Actually, after talking to friends we feel kind of lucky.  My Contractor and her husband are the proud owners of a 1970s tiki bar in the basement of their house -- palm frond roof and all.  We merely had to contend with striped wallpaper that was purchased -- on purpose! -- to match the plaid wallpaper used elsewhere in the room; apparently it could have been so much worse.  But still.  The wet bar had to go.  The down side is that the tall boy and his buddies will no longer have a mini-fridge to stash their contraband beer in -- but the tall boy would never do such a thing anyway,  so everybody is happy.

And!  All of the carpeting will be replaced, which is such fabulous news!


 You would be wrong if you thought that the entire family is nostalgic about these stains, which represent the maniacal temper tantrum I had when I discovered, the night before my sister and her family were to arrive for a visit, that the dog pee stains left by Toby, the Round Mound of Hound, may he rest in peace, were impervious to every product I tried.  That's when I dumped straight bleach on the carpet.  Which, in case you were wondering, does a great job on the urine-ish smell -- but is very unpredictable when it comes to knowing what color the carpet will end up.  A little tip from me to you.

Yep -- this basement renovation is a very good thing.

Snapshot: here's how hellhounds ring in the New Year

So while the husband and I, along with the tall boy and the sunny girl, got all dolled up and went out into the night on New Year's Eve, the girl in charge was feeling a little bit under the weather.

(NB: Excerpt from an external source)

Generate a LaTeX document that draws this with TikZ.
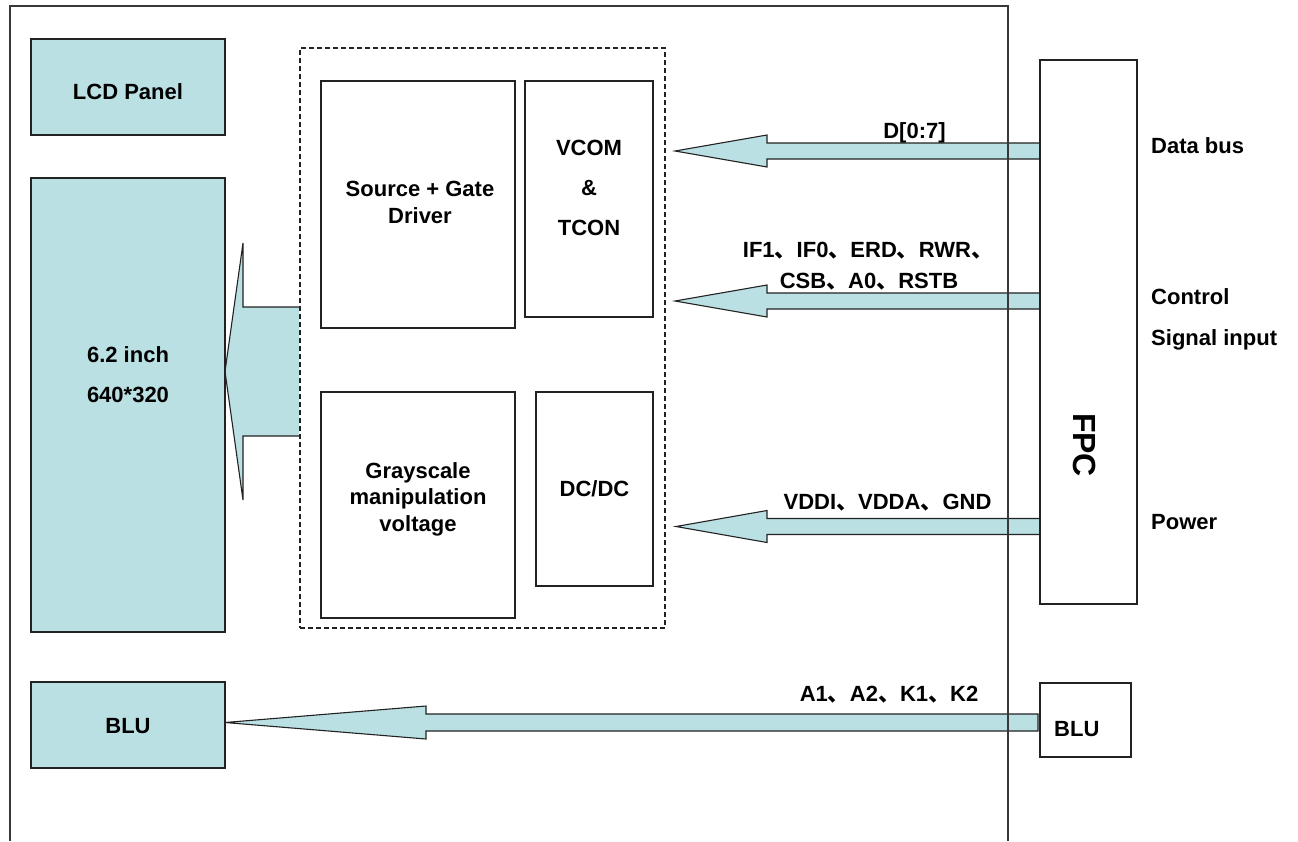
\documentclass[tikz,border=0pt]{standalone}
\usepackage{fontspec}
\setmainfont{Liberation Sans}
\newfontfamily\cjk{Noto Sans CJK SC}
\newcommand{\dn}{{\cjk 、}}
\definecolor{lb}{HTML}{BBE0E3}
\definecolor{ln}{HTML}{222222}
\newcommand\barrow[6]{% #1 right x, #2 centre y, #3 tip x, #4 head base x, #5 head half, #6 shaft half
  \filldraw[arr] (#1,#2-#6) -- (#4,#2-#6) -- (#4,#2-#5) -- (#3,#2) -- (#4,#2+#5) -- (#4,#2+#6) -- (#1,#2+#6) -- cycle;}
\begin{document}
\begin{tikzpicture}[x=1pt,y=-1pt,
  arr/.style={fill=lb, draw=ln, line width=1.1pt, line join=miter},
  box/.style={draw=ln, line width=1.2pt, inner sep=0pt, outer sep=0pt},
  cbox/.style={box, fill=lb},
  txt/.style={font=\bfseries\fontsize{22}{26}\selectfont, inner sep=0pt, anchor=base},
  frame/.style={draw=ln!90, line width=1.2pt}]
\useasboundingbox (0,0) rectangle (1298,841);
% block arrows
\coordinate (bigR) at (299,371.5);
\fill[lb] (299,307) -- (243,307) -- (243,243) -- (225,371.5) -- (243,500) -- (243,436) -- (299,436) -- cycle;
\draw[arr, fill=none] (299,307) -- (243,307) -- (243,243) -- (225,371.5) -- (243,500) -- (243,436) -- (299,436);
\barrow{1040}{151}{675}{767}{16}{8}
\barrow{1040}{301}{675}{767}{16}{8}
\barrow{1040}{526.5}{676}{767}{16}{8}
\barrow{1038}{722.5}{225}{426}{16.5}{8.5}
% boxes
\node[cbox, minimum width=194pt, minimum height=96pt] (lcd) at (128,87) {};
\node[cbox, minimum width=194pt, minimum height=454pt] (disp) at (128,405) {};
\node[cbox, minimum width=194pt, minimum height=86pt] (blul) at (128,725) {};
\node[draw=ln, line width=1.1pt, dash pattern=on 5pt off 3pt, minimum width=365pt, minimum height=580pt, inner sep=0pt] (drv) at (482.5,338) {};
\node[box, minimum width=194pt, minimum height=247pt] (src) at (418,204.5) {};
\node[box, minimum width=128pt, minimum height=236pt] (vcom) at (589,199) {};
\node[box, minimum width=194pt, minimum height=226pt] (gray) at (418,505) {};
\node[box, minimum width=117pt, minimum height=194pt] (dcdc) at (594.5,489) {};
\node[box, minimum width=97pt, minimum height=544pt] (fpc) at (1088.5,332) {};
\node[box, minimum width=91pt, minimum height=74pt] (blur) at (1085.5,720) {};
% outer frame
\draw[frame] (10,841) -- (10,6) -- (1008,6) -- (1008,841);
% texts
\node[txt] (t1) at (128,99) {LCD Panel};
\node[txt] (t2) at (128,362) {6.2 inch};
\node[txt] (t3) at (128,402) {640*320};
\node[txt] (t4) at (128,733) {BLU};
\node[txt] (t5) at (420,196) {Source + Gate};
\node[txt] (t6) at (420,223) {Driver};
\node[txt] (t7) at (589,155) {VCOM};
\node[txt] (t8) at (589,195) {\&};
\node[txt] (t9) at (589,235) {TCON};
\node[txt] (t10) at (418,478) {Grayscale};
\node[txt] (t11) at (418,504) {manipulation};
\node[txt] (t12) at (418,531) {voltage};
\node[txt] (t13) at (594.5,496) {DC/DC};
\node[txt] (t14) at (914.5,138) {D[0:7]};
\node[txt] (t15) at (868,257) {IF1\dn IF0\dn ERD\dn RWR\dn};
\node[txt] (t16) at (869,288) {CSB\dn A0\dn RSTB};
\node[txt] (t17) at (887.5,509) {VDDI\dn VDDA\dn GND};
\node[txt] (t18) at (889,701) {A1\dn A2\dn K1\dn K2};
\node[txt, anchor=base west] (t19) at (1151,153) {Data bus};
\node[txt, anchor=base west] (t20) at (1151,304) {Control};
\node[txt, anchor=base west] (t21) at (1151,345) {Signal input};
\node[txt, anchor=base west] (t22) at (1151,529) {Power};
\node[txt, anchor=base west] (t23) at (1054,736) {BLU};
\node[txt, anchor=center, rotate=-90, font=\bfseries\fontsize{32}{36}\selectfont] (t24) at (1085,445) {FPC};
\end{tikzpicture}
\end{document}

She decided to stay home and snuggle up under a blanket and watch all the David Tennant "Doctor Who" episodes. The girl in charge knows how to handle illness.

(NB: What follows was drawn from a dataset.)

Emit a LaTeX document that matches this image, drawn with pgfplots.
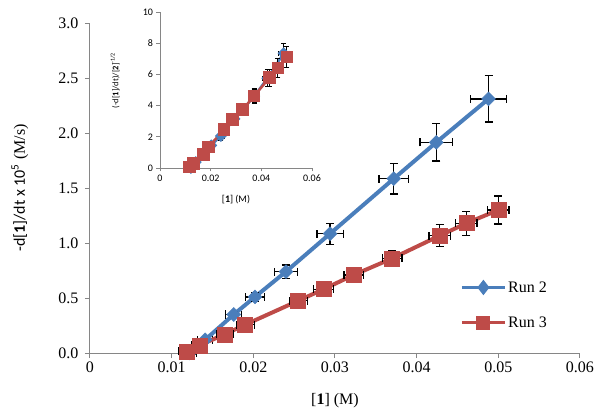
\documentclass[border=0pt]{standalone}
\usepackage{fontspec}
\setmainfont{Liberation Serif}
\newfontfamily\calfont{Carlito}
\usepackage{pgfplots}
\pgfplotsset{compat=1.18}
\definecolor{blue2}{HTML}{4A7EBB}
\definecolor{red2}{HTML}{BE4B48}
\definecolor{axgray}{HTML}{868686}

\pgfplotstableread{
x y ex ey
0.0122 0.00 0.0008 0.01
0.0141 0.12 0.0009 0.02
0.0176 0.35 0.0010 0.03
0.0202 0.51 0.0012 0.04
0.0240 0.74 0.0014 0.06
0.0294 1.085 0.0016 0.095
0.0372 1.585 0.0018 0.14
0.0424 1.915 0.0020 0.17
0.0488 2.31 0.0022 0.21
}\runtwo
\pgfplotstableread{
x y ex ey
0.0119 0.015 0.0010 0.01
0.0134 0.07 0.0010 0.015
0.0165 0.17 0.0010 0.02
0.0190 0.257 0.0011 0.025
0.0255 0.475 0.0011 0.03
0.0286 0.58 0.0012 0.04
0.0323 0.71 0.0012 0.05
0.0370 0.86 0.0012 0.07
0.0428 1.066 0.0013 0.10
0.0461 1.18 0.0013 0.11
0.0500 1.30 0.0013 0.127
}\runthree
\pgfplotstableread{
x y ex ey
0.0122 0.00 0.0008 0.1
0.0141 0.38 0.0009 0.15
0.0176 1.00 0.0010 0.2
0.0202 1.45 0.0012 0.25
0.0240 2.05 0.0014 0.3
0.0294 3.15 0.0016 0.35
0.0372 4.60 0.0018 0.45
0.0424 5.75 0.0020 0.55
0.0488 7.35 0.0022 0.6
}\insettwo
\pgfplotstableread{
x y ex ey
0.0116 0.06 0.0008 0.1
0.0132 0.28 0.0008 0.12
0.0171 0.88 0.0009 0.15
0.0191 1.35 0.0010 0.2
0.0253 2.46 0.0010 0.25
0.0287 3.10 0.0011 0.3
0.0326 3.74 0.0011 0.35
0.0372 4.62 0.0012 0.45
0.0432 5.79 0.0013 0.55
0.0465 6.41 0.0013 0.6
0.0501 7.12 0.0013 0.7
}\insetthree

\begin{document}
\begin{tikzpicture}
\useasboundingbox (-90bp,-62bp) rectangle (512bp,353bp);
\begin{axis}[
  at={(0bp,0bp)}, anchor=south west, scale only axis,
  width=490bp, height=330bp,
  xmin=0, xmax=0.06, ymin=0, ymax=3,
  clip=false,
  axis lines*=left,
  axis line style={axgray, line width=1bp},
  tick style={axgray, line width=1bp},
  tick align=outside, major tick length=5bp,
  xtick={0,0.01,0.02,0.03,0.04,0.05,0.06},
  ytick={0,0.5,1,1.5,2,2.5,3},
  scaled x ticks=false, scaled y ticks=false,
  xticklabel style={/pgf/number format/fixed, /pgf/number format/precision=2},
  yticklabel style={/pgf/number format/fixed, /pgf/number format/fixed zerofill, /pgf/number format/precision=1, xshift=-3bp},
  /pgf/number format/assume math mode=true,
  ticklabel style={font=\fontsize{16bp}{19bp}\selectfont, text=black},
  xlabel={[\textbf{1}] (M)},
  xlabel style={font=\fontsize{16bp}{19bp}\selectfont, at={(axis description cs:0.5,-0.145)}, anchor=center},
  ylabel={{\calfont -d[\textbf{1}]/dt x 10\textsuperscript{5}} (M/s)},
  ylabel style={font=\fontsize{16bp}{19bp}\selectfont, at={(axis description cs:-0.143,0.5)}, anchor=center},
  legend style={draw=none, fill=none, at={(0.755,0.222)}, anchor=north west,
    font=\fontsize{16bp}{19bp}\selectfont, row sep=20bp, inner sep=0bp,
    nodes={inner sep=1.5bp}},
  legend cell align=left,
]
\addplot[blue2, line width=4bp, mark=square*, mark size=4.9bp, mark options={rotate=45, fill=blue2, draw=blue2, line width=0.5bp},
  legend image code/.code={\draw[blue2, line width=3.5bp] (0bp,0bp) -- (43bp,0bp);
    \fill[blue2] (21.5bp,4.5bp) -- (25bp,0bp) -- (21.5bp,-4.5bp) -- (18bp,0bp) -- cycle;}]
  table[x=x, y=y] {\runtwo};
\addlegendentry{Run 2}
\addplot[draw=none, forget plot, error bars/.cd, x dir=both, x explicit, y dir=both, y explicit,
  error bar style={black, line width=1.2bp}, error mark options={rotate=90, black, line width=1.2bp, mark size=4bp}]
  table[x=x, y=y, x error=ex, y error=ey] {\runtwo};
\addplot[red2, line width=4bp, mark=square*, mark size=7.5bp, mark options={fill=red2, draw=red2, line width=0.5bp},
  legend image code/.code={\draw[red2, line width=3.5bp] (0bp,0bp) -- (43bp,0bp);
    \fill[red2] (16.5bp,-5bp) rectangle (26.5bp,5bp);}]
  table[x=x, y=y] {\runthree};
\addlegendentry{Run 3}
\addplot[draw=none, forget plot, error bars/.cd, x dir=both, x explicit, y dir=both, y explicit,
  error bar style={black, line width=1.2bp}, error mark options={rotate=90, black, line width=1.2bp, mark size=4bp}]
  table[x=x, y=y, x error=ex, y error=ey] {\runthree};
\end{axis}

\begin{axis}[
  at={(70bp,185bp)}, anchor=south west, scale only axis,
  width=152bp, height=156bp,
  xmin=0, xmax=0.06, ymin=0, ymax=10,
  axis lines*=left,
  axis line style={axgray, line width=0.8bp},
  tick style={axgray, line width=0.8bp},
  tick align=outside, major tick length=3.5bp,
  xtick={0,0.02,0.04,0.06},
  ytick={0,2,4,6,8,10},
  scaled x ticks=false,
  xticklabel style={/pgf/number format/fixed, /pgf/number format/precision=2},
  /pgf/number format/assume math mode=true,
  ticklabel style={font=\calfont\fontsize{10bp}{12bp}\selectfont, text=black},
  xlabel={[\textbf{1}] (M)},
  xlabel style={font=\calfont\fontsize{10bp}{12bp}\selectfont, at={(axis description cs:0.5,-0.205)}, anchor=center},
  ylabel={(-d[\textbf{1}]/dt)/[\textbf{2}]\textsuperscript{-1/2}},
  ylabel style={font=\calfont\fontsize{8.5bp}{10bp}\selectfont, at={(axis description cs:-0.296,0.56)}, anchor=center},
]
\addplot[blue2, line width=2.5bp, mark=square*, mark size=3bp, mark options={rotate=45, fill=blue2, draw=blue2}]
  table[x=x, y=y] {\insettwo};
\addplot[draw=none, error bars/.cd, x dir=both, x explicit, y dir=both, y explicit,
  error bar style={black, line width=1bp}, error mark options={rotate=90, black, line width=1bp, mark size=2.5bp}]
  table[x=x, y=y, x error=ex, y error=ey] {\insettwo};
\addplot[red2, line width=2.5bp, mark=square*, mark size=5bp, mark options={fill=red2, draw=red2}]
  table[x=x, y=y] {\insetthree};
\addplot[draw=none, error bars/.cd, x dir=both, x explicit, y dir=both, y explicit,
  error bar style={black, line width=1bp}, error mark options={rotate=90, black, line width=1bp, mark size=2.5bp}]
  table[x=x, y=y, x error=ex, y error=ey] {\insetthree};
\end{axis}
\end{tikzpicture}
\end{document}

But when she wandered downstairs for a snack, here's a photo of what she found: Watson, casually relaxing on top of his crate, with not a thought at all about eating that double tiered arrangement of cookies right by his head. No sirree -- not our sweet old Watson; he's just sitting there reading his Bible.

One question still remains: how did he get there?

And then I saw (red).

So remember way back when -- when I was so overjoyed to have found these fabulous red shoes? I loved these pretty, pretty loafers, people! I wore them all the time. Also -- when I bought some for myself, I also bought some for Coleen, and I bought some for my sister. I'm generous like that.

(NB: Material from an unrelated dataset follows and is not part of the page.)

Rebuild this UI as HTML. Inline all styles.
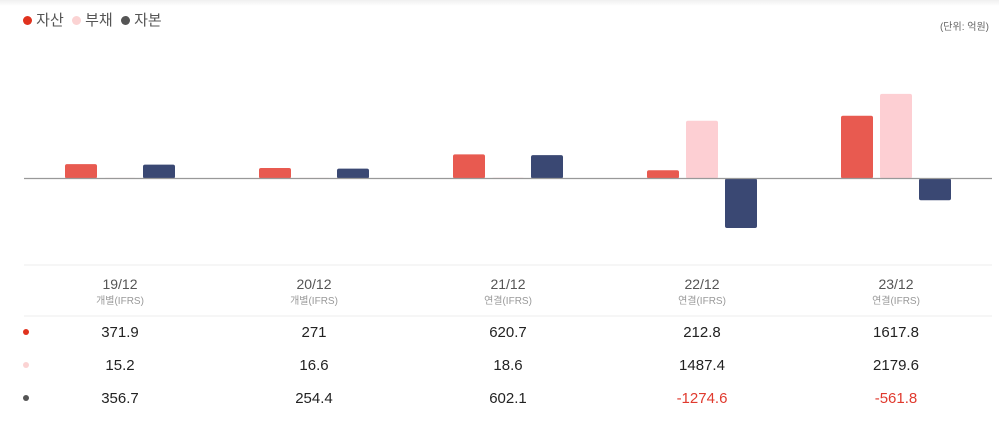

tangent: true fact -- my sister bought herself -- and me -- a fantastic bright red raincoat, at the same time that I bought myself -- and her -- these stunning red loafers. We traveled together soon after, when we visited our family in Texas and Oklahoma -- dressed identically in red raincoats and red loafers. We were like weird adult Doublemint twins. Or Rockettes without talent.

Well, here's how pathetically in love with these shoes I was when I discovered them: I bought -- for myself -- two pairs of the rockin' red flats. My theory was that I would eventually wear them out (scuff them up too badly, run the heels down, wear a hole in them somehow), so I would keep a pair stashed away so that I would never be without them.

Sad, ain't it?

So here we are, two years later, and it turns out I was right; I did wear out the delicious red shoes. At some point, some beverage was spilled on them; I have a vague memory of cooking oil splashing and staining them. But the true point of no return was that a hole developed in the lining of the shoes, so I got a blister every time I wore them. You are noticing, I'm sure, that I said "every time." So you are correct if you assume that I wore those bitches many times knowing that a blister would be my reward. I'm ridiculous like that.

But finally I decided it was time to set the rockin' red loafers aside, and replace them with the identical rockin' red loafers I had stashed away for just such a day as this. I wore the new shoes to work one day last month, and then came home and took them off. I left them by our front door, which turns out to have been a big mistake.

This is what happens when delicious red leather shoes are left where the hellhounds can get them.

People, I got to wear them once. Once.

So the good news is that I know what I'm serving as a main course for Thanksgiving dinner: forget the turkey. We're having roast beast.